# Is the point spectrum always countable?

I have this very simple question.

Premise: Let $$A$$ be a linear densely defined symmetric/self-adjoint operator in a complex separable Hilbert space $$\mathcal H$$ (typical example in Quantum Mechanics).

Definition: The set $$\sigma_{\text{pp}}:=\{z| z\in\mathbb C,~ \nexists \left(A-z I\right)^{-1}:\mathcal H\to\mathcal H\}$$ is called the pure point spectrum of A. (Definition from Stone, M.H. "Linear Transformations in Hilbert Space and their Applications to Analysis", AMS, 1932, page 129.)

Then is the following result true?

Statement: $$\sigma_{\text{pp}}$$ is countable (or an empty set).
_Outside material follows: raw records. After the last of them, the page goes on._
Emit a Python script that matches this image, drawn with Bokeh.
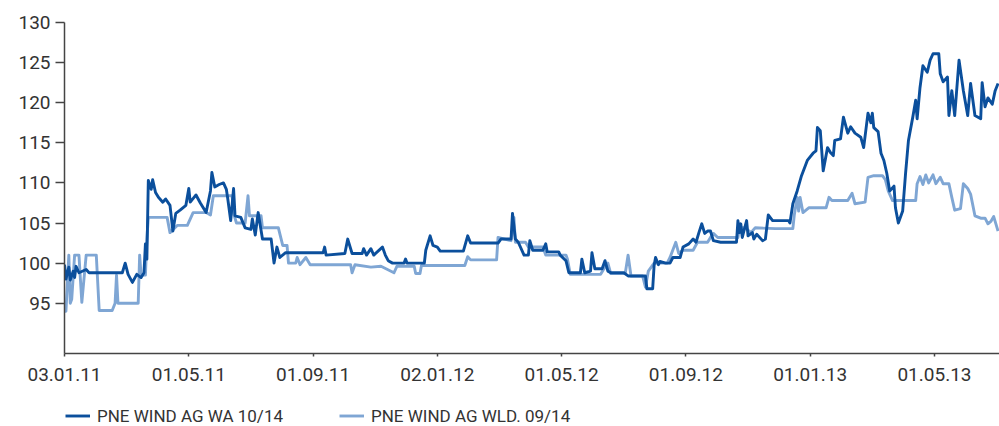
from bokeh.plotting import figure
from bokeh.layouts import column
from bokeh.models import FixedTicker, Range1d, Legend, LegendItem
from bokeh.embed import file_html
from bokeh.resources import INLINE

# x axis: trading-day index, evenly spaced date ticks
tick_days = [0, 86, 172, 258, 344, 430, 516, 602]
tick_labels = ["03.01.11", "01.05.11", "01.09.11", "02.01.12",
               "01.05.12", "01.09.12", "01.01.13", "01.05.13"]
y_ticks = [95, 100, 105, 110, 115, 120, 125, 130]

series_names = ["PNE WIND AG WA 10/14", "PNE WIND AG WLD. 09/14"]

# PNE WIND AG WA 10/14 (day index, value)
wa_points = [
    (0, 99.8), (1, 98.0), (3, 99.5), (4, 97.9), (6, 99.0), (7, 98.2), (8, 99.6), (10, 98.8),
    (15, 99.2), (17, 98.8), (40, 98.8), (42, 100.0), (44, 98.6), (47, 97.6), (50, 98.6),
    (53, 98.2), (55, 98.8), (56, 102.4), (57, 100.5), (58, 110.3), (60, 109.2), (61, 110.4),
    (63, 108.8), (65, 108.2), (68, 107.6), (70, 108.0), (73, 107.2), (75, 104.0), (77, 106.2),
    (80, 106.6), (84, 107.2), (86, 109.3), (87, 107.6), (91, 108.5), (94, 107.5), (98, 106.3),
    (101, 109.0), (102, 111.3), (104, 109.5), (107, 109.8), (110, 110.0), (112, 109.2),
    (113, 108.0), (115, 105.3), (117, 109.3), (118, 105.9), (122, 105.7), (125, 104.4),
    (129, 104.2), (130, 105.5), (132, 103.5), (134, 106.3), (137, 103.0), (143, 103.0),
    (145, 100.0), (146, 101.0), (147, 102.0), (149, 100.7), (153, 101.3), (179, 101.3),
    (180, 102.0), (181, 101.0), (194, 101.2), (196, 103.0), (199, 101.2), (206, 101.2),
    (207, 101.8), (209, 101.0), (212, 101.8), (214, 101.0), (220, 102.0), (222, 101.0),
    (224, 100.3), (227, 100.0), (235, 100.0), (236, 100.5), (237, 100.0), (249, 100.0),
    (250, 101.6), (253, 103.4), (255, 102.2), (258, 102.0), (260, 101.5), (276, 101.5),
    (279, 103.4), (281, 102.5), (300, 102.5), (302, 103.0), (309, 103.0), (310, 106.2),
    (312, 103.0), (314, 102.6), (318, 101.0), (321, 101.0), (322, 102.8), (324, 101.6),
    (331, 101.6), (333, 102.4), (334, 101.4), (342, 101.4), (343, 101.0), (347, 100.3),
    (349, 98.8), (357, 98.8), (358, 100.5), (360, 98.8), (364, 99.0), (365, 101.3),
    (367, 99.3), (372, 99.3), (374, 100.3), (376, 99.0), (378, 98.8), (387, 98.8),
    (390, 98.4), (402, 98.4), (403, 96.8), (407, 96.8), (408, 99.7), (409, 100.7),
    (411, 99.8), (412, 100.2), (416, 100.0), (419, 100.0), (421, 100.7), (426, 100.7),
    (428, 102.0), (432, 102.4), (435, 103.0), (437, 102.6), (439, 103.8), (441, 104.9),
    (443, 103.7), (445, 104.0), (447, 104.0), (449, 102.8), (454, 102.6), (465, 102.6),
    (466, 105.3), (467, 103.8), (468, 104.9), (469, 103.2), (472, 105.3), (473, 103.4),
    (476, 103.8), (477, 103.0), (479, 103.6), (483, 102.8), (485, 103.0), (487, 106.0),
    (490, 105.3), (501, 105.3), (502, 105.0), (504, 107.4), (507, 109.0), (510, 110.9),
    (514, 112.8), (518, 113.7), (520, 114.0), (521, 116.9), (523, 116.5), (525, 111.5),
    (528, 114.4), (530, 113.8), (532, 113.4), (533, 115.3), (537, 115.5), (539, 118.2),
    (542, 116.2), (544, 117.0), (547, 116.2), (551, 115.7), (553, 114.4), (556, 118.7),
    (558, 117.5), (559, 118.7), (560, 116.9), (563, 116.4), (565, 113.7), (567, 112.8),
    (569, 111.2), (571, 109.0), (574, 109.6), (575, 106.9), (577, 105.0), (580, 106.5),
    (582, 111.2), (584, 115.3), (587, 118.2), (589, 120.3), (590, 118.0), (592, 121.9),
    (594, 124.6), (597, 123.8), (599, 125.3), (601, 126.1), (605, 126.1), (606, 123.6),
    (608, 122.6), (611, 123.2), (612, 118.4), (614, 121.5), (616, 118.4), (619, 125.3),
    (622, 121.5), (625, 118.4), (627, 122.4), (630, 118.4), (634, 118.0), (635, 122.5),
    (637, 119.5), (639, 120.6), (642, 119.8), (644, 121.5), (646, 122.4),
]

# PNE WIND AG WLD. 09/14 (day index, value)
wld_points = [
    (0, 94.0), (1, 94.0), (3, 101.0), (4, 95.0), (5, 95.5), (7, 101.0), (10, 101.0),
    (11, 98.0), (12, 95.1), (15, 101.0), (22, 101.0), (24, 94.1), (33, 94.1), (35, 95.0),
    (36, 98.5), (37, 95.0), (51, 95.0), (52, 101.0), (53, 98.5), (56, 98.5), (57, 103.0),
    (58, 105.7), (71, 105.7), (73, 103.8), (78, 104.7), (85, 104.7), (89, 106.3),
    (98, 106.3), (101, 106.0), (103, 108.4), (116, 108.4), (117, 106.2), (119, 105.0),
    (125, 105.0), (127, 108.4), (128, 105.9), (136, 105.9), (137, 104.4), (148, 104.4),
    (151, 102.2), (154, 102.2), (155, 100.0), (160, 100.0), (161, 100.7), (163, 99.8),
    (167, 100.7), (170, 99.8), (198, 99.8), (199, 98.8), (201, 99.8), (212, 99.5),
    (219, 99.6), (228, 98.8), (230, 99.6), (242, 99.6), (243, 98.7), (246, 98.7),
    (247, 99.7), (277, 99.7), (279, 100.8), (281, 100.4), (299, 100.4), (300, 103.2),
    (309, 102.8), (311, 105.7), (312, 102.6), (319, 102.6), (321, 102.0), (331, 102.0),
    (333, 101.0), (347, 101.0), (348, 100.5), (350, 98.6), (371, 98.6), (374, 99.5),
    (376, 100.0), (378, 98.7), (388, 98.7), (390, 101.0), (392, 98.4), (400, 98.4),
    (402, 97.0), (404, 99.0), (408, 100.0), (417, 100.0), (419, 100.7), (423, 102.6),
    (425, 101.2), (428, 101.6), (435, 101.6), (438, 102.6), (445, 102.6), (447, 103.2),
    (449, 103.7), (452, 103.2), (466, 103.2), (467, 104.4), (471, 104.4), (475, 103.8),
    (478, 104.4), (492, 104.3), (504, 104.3), (505, 106.0), (507, 108.2), (508, 106.5),
    (509, 108.2), (511, 106.3), (515, 106.9), (527, 106.9), (529, 108.2), (531, 107.8),
    (542, 107.8), (545, 108.7), (547, 107.4), (554, 107.6), (556, 110.7), (560, 110.9),
    (566, 110.9), (568, 110.4), (570, 109.0), (573, 107.8), (589, 107.8), (590, 109.9),
    (592, 110.8), (594, 109.8), (596, 111.0), (598, 110.0), (601, 111.0), (603, 109.9),
    (606, 110.7), (608, 109.9), (612, 109.9), (614, 108.2), (616, 106.6), (620, 106.8),
    (622, 109.9), (625, 109.3), (627, 108.6), (630, 105.9), (634, 105.6), (637, 105.6),
    (639, 104.9), (641, 105.2), (643, 105.8), (646, 104.0),
]

wa_day = [d for d, v in wa_points]
wa_val = [v for d, v in wa_points]
wld_day = [d for d, v in wld_points]
wld_val = [v for d, v in wld_points]

DARK = "#0b4f9c"
LIGHT = "#7fa6d4"
AXIS = "#444444"
TEXT = "#333333"
FONT = "Roboto"
LW = 2.9

p = figure(frame_width=935, frame_height=331, output_backend="svg", toolbar_location=None,
           x_range=Range1d(0, 647), y_range=Range1d(88.73, 130),
           min_border_left=64, min_border_right=0, min_border_top=22, min_border_bottom=52)
p.outline_line_color = None
p.grid.visible = False
p.background_fill_color = "white"
p.border_fill_color = "white"

r_wld = p.line(wld_day, wld_val, line_color=LIGHT, line_width=LW, line_join="round")
r_wa = p.line(wa_day, wa_val, line_color=DARK, line_width=LW, line_join="round")

p.xaxis.ticker = FixedTicker(ticks=tick_days)
p.xaxis.major_label_overrides = {d: l for d, l in zip(tick_days, tick_labels)}
p.yaxis.ticker = FixedTicker(ticks=y_ticks)

for ax in (p.xaxis, p.yaxis):
    ax.axis_line_color = AXIS
    ax.axis_line_width = 1.5
    ax.major_tick_line_color = AXIS
    ax.major_tick_line_width = 1.5
    ax.minor_tick_line_color = None
    ax.major_tick_in = 0
    ax.major_label_text_font = FONT
    ax.major_label_text_font_size = "19px"
    ax.major_label_text_color = TEXT

p.yaxis.major_tick_out = 9
p.yaxis.major_label_standoff = 5
p.xaxis.major_tick_out = 3
p.xaxis.major_label_standoff = 11

# legend strip below the chart (same series, drawn out of view so only the key shows)
lg = figure(width=999, height=21, output_backend="svg", toolbar_location=None,
            x_range=Range1d(0, 647), y_range=Range1d(88.73, 130),
            x_axis_type=None, y_axis_type=None,
            min_border_left=0, min_border_right=0, min_border_top=0, min_border_bottom=0)
lg.outline_line_color = None
lg.grid.visible = False
k_wa = lg.line(wa_day, [v - 100 for v in wa_val], line_color=DARK, line_width=LW)
k_wld = lg.line(wld_day, [v - 100 for v in wld_val], line_color=LIGHT, line_width=LW)

legend = Legend(items=[LegendItem(label=series_names[0], renderers=[k_wa]),
                       LegendItem(label=series_names[1], renderers=[k_wld])],
                orientation="horizontal", location=(1, 0))
legend.border_line_color = None
legend.background_fill_alpha = 0
legend.label_text_font = FONT
legend.label_text_font_size = "17px"
legend.label_text_color = TEXT
legend.glyph_width = 25
legend.glyph_height = 21
legend.label_height = 21
legend.label_standoff = 7
legend.spacing = 56
legend.padding = 0
legend.margin = 0
lg.add_layout(legend, "center")

open("out.html", "w").write(file_html(column(p, lg), INLINE))
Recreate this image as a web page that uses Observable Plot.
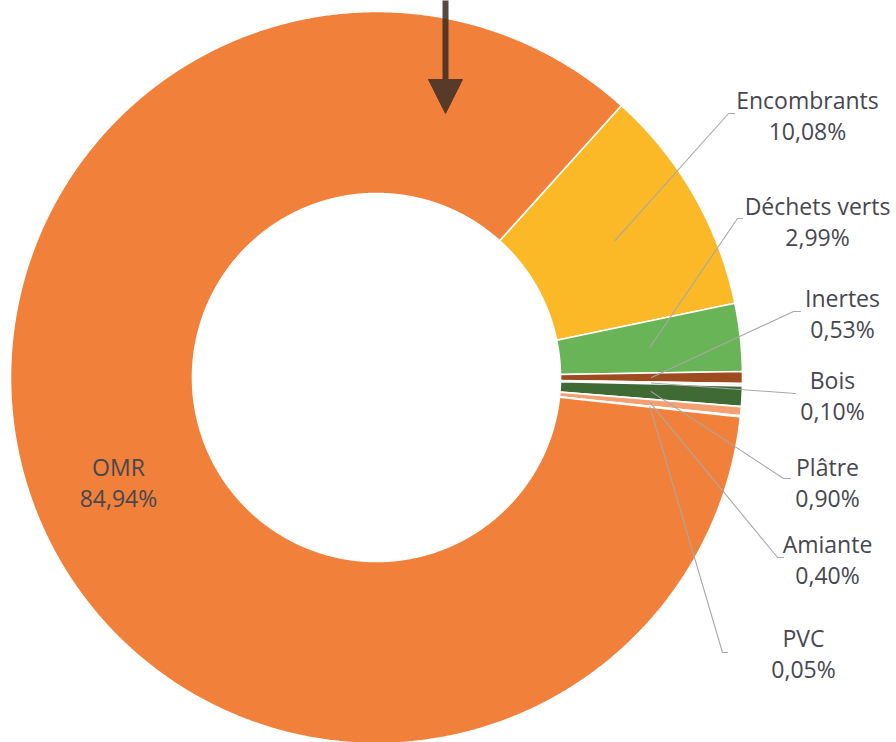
<!DOCTYPE html>
<html>
<head>
<meta charset="utf-8">
<script src="https://cdn.jsdelivr.net/npm/d3@7"></script>
<script src="https://cdn.jsdelivr.net/npm/@observablehq/plot@0.6"></script>
<style>
  html, body { margin: 0; padding: 0; background: #fff; }
</style>
</head>
<body>
<div id="chart"></div>
<script>
// ---- data ----
const categories = ["Encombrants", "Déchets verts", "Inertes", "Bois", "Plâtre", "Amiante", "PVC", "OMR"];
const shares = [10.08, 2.99, 0.53, 0.10, 0.90, 0.40, 0.05, 84.94];
const sliceColors = ["#FBB827", "#68B456", "#9E4B1F", "#F4F1EC", "#3F6A33", "#F4A071", "#F8C9A8", "#F0803A"];

// ---- layout (picture units) ----
const center = {x: 376, y: 377};
const outerR = 366, innerR = 184;
const startDeg = 42;
// label block centre and leader elbow/end per category
const labelX = [807, 817, 842, 832, 827, 827, 803, 118];
const labelY = [114, 220, 312, 394, 481, 558, 652, 481];
const elbowX = [728, 737, 793, null, 783, 777, 722, null];
const elbowY = [113, 218, 311, null, 478, 557, 652, null];
const endX = [734, 742, 800, 795, 790, 783, 727, null];
const endY = [113, 218, 311, 393, 478, 557, 652, null];
// arrow annotation
const arrowShaft = [{x1: 445, y1: 0, x2: 445, y2: 82}];
const arrowHead = [{x: 428, y: 79}, {x: 462, y: 79}, {x: 445, y: 113}, {x: 428, y: 79}];

// ---- geometry from values ----
const rad = d => d * Math.PI / 180;
const pt = (a, r) => ({x: center.x + r * Math.sin(rad(a)), y: center.y - r * Math.cos(rad(a))});
const total = d3.sum(shares);
let acc = startDeg;
const slices = categories.map((name, i) => {
  const a0 = acc, a1 = acc + shares[i] / total * 360;
  acc = a1;
  return {name, value: shares[i], a0, a1, mid: (a0 + a1) / 2, i};
});
const slicePts = [];
for (const s of slices) {
  const n = Math.max(2, Math.ceil((s.a1 - s.a0) / 0.25));
  const pts = [];
  for (let k = 0; k <= n; k++) pts.push(pt(s.a0 + (s.a1 - s.a0) * k / n, outerR));
  for (let k = n; k >= 0; k--) pts.push(pt(s.a0 + (s.a1 - s.a0) * k / n, innerR));
  pts.push(pts[0]);
  for (const p of pts) slicePts.push({name: s.name, x: p.x, y: p.y});
}
const leaderPts = [];
for (const s of slices) {
  const i = s.i;
  if (endX[i] == null) continue;
  const p0 = pt(s.mid, (outerR + innerR) / 2);
  leaderPts.push({name: s.name, x: p0.x, y: p0.y});
  if (elbowX[i] != null) leaderPts.push({name: s.name, x: elbowX[i], y: elbowY[i]});
  leaderPts.push({name: s.name, x: endX[i], y: endY[i]});
}
const labels = slices.map(s => ({
  name: s.name, x: labelX[s.i], y: labelY[s.i],
  text: s.name + "\n" + s.value.toFixed(2).replace(".", ",") + "%"
}));

const chart = Plot.plot({
  width: 896,
  height: 742,
  margin: 0,
  x: {domain: [0, 896], range: [0, 896], axis: null},
  y: {domain: [0, 742], range: [0, 742], axis: null},
  color: {domain: categories, range: sliceColors},
  style: {fontFamily: "'Open Sans', sans-serif", background: "#fff"},
  marks: [
    Plot.line(slicePts, {x: "x", y: "y", z: "name", fill: "name", stroke: "#fff", strokeWidth: 1.6, strokeLinejoin: "round", curve: "linear"}),
    Plot.line(leaderPts, {x: "x", y: "y", z: "name", stroke: "#a8a8a8", strokeWidth: 1.1, curve: "linear"}),
    Plot.text(labels, {x: "x", y: "y", text: "text", fontSize: 23, lineHeight: 1.35, fill: "#474750", textAnchor: "middle", lineAnchor: "middle"}),
    Plot.link(arrowShaft, {x1: "x1", y1: "y1", x2: "x2", y2: "y2", stroke: "#3a2a20", strokeOpacity: 0.85, strokeWidth: 6}),
    Plot.line(arrowHead, {x: "x", y: "y", fill: "#573a27", stroke: "#573a27", strokeWidth: 1})
  ]
});
document.getElementById("chart").appendChild(chart);
</script>
</body>
</html>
Kindly provide me with a counterexample if not true, or with a rigorous proof if true.

Thank you,

• What you have written sounds like an imprecise definition of the entire spectrum, not of the pure point spectrum. Oct 15 '19 at 22:11
• I copied that from my QM notes. Here is the definition from Blanchard & Bruening: $\sigma_{\text{pp}} (A) = \{\lambda\in\sigma (A)|\text{Ker}\left(A-\lambda I\right)\neq 0_{\mathcal H}\}$. So it is really the same. Oct 15 '19 at 23:13
• How is that the same? Oct 16 '19 at 0:15
• @DanielC: no, it's definitely not the same. Oct 16 '19 at 3:31
• My mind is blown, since I have three definitions: the one in Blanchard & Brüning, then the one in V. Moretti: the point spectrum of A, $\sigma_p (A)$, made by complex numbers $\lambda$ for which $A−\lambda I$ is not injective. And the definition in Prugovecki which is my definition. Oct 20 '19 at 14:08

If $$Av=\lambda v$$ and $$Aw=\mu w$$ with $$v,w$$ unit vectors and $$\lambda\ne\mu$$, then (using that $$A$$ is selfadjoint) $$\lambda\langle v,w\rangle=\langle Av,w\rangle=\langle v,Aw\rangle=\mu\langle v,w\rangle$$ (note that $$\lambda,\mu\in\mathbb R$$). So $$\langle v,w\rangle=0$$. Thus the eigenspaces corresponding to distinct eigenvalues are orthogonal. If $$H$$ is separable, it can only have countably many pairwise orthogonal subspaces, so the set of eigenvalues of $$A$$ is at most countable.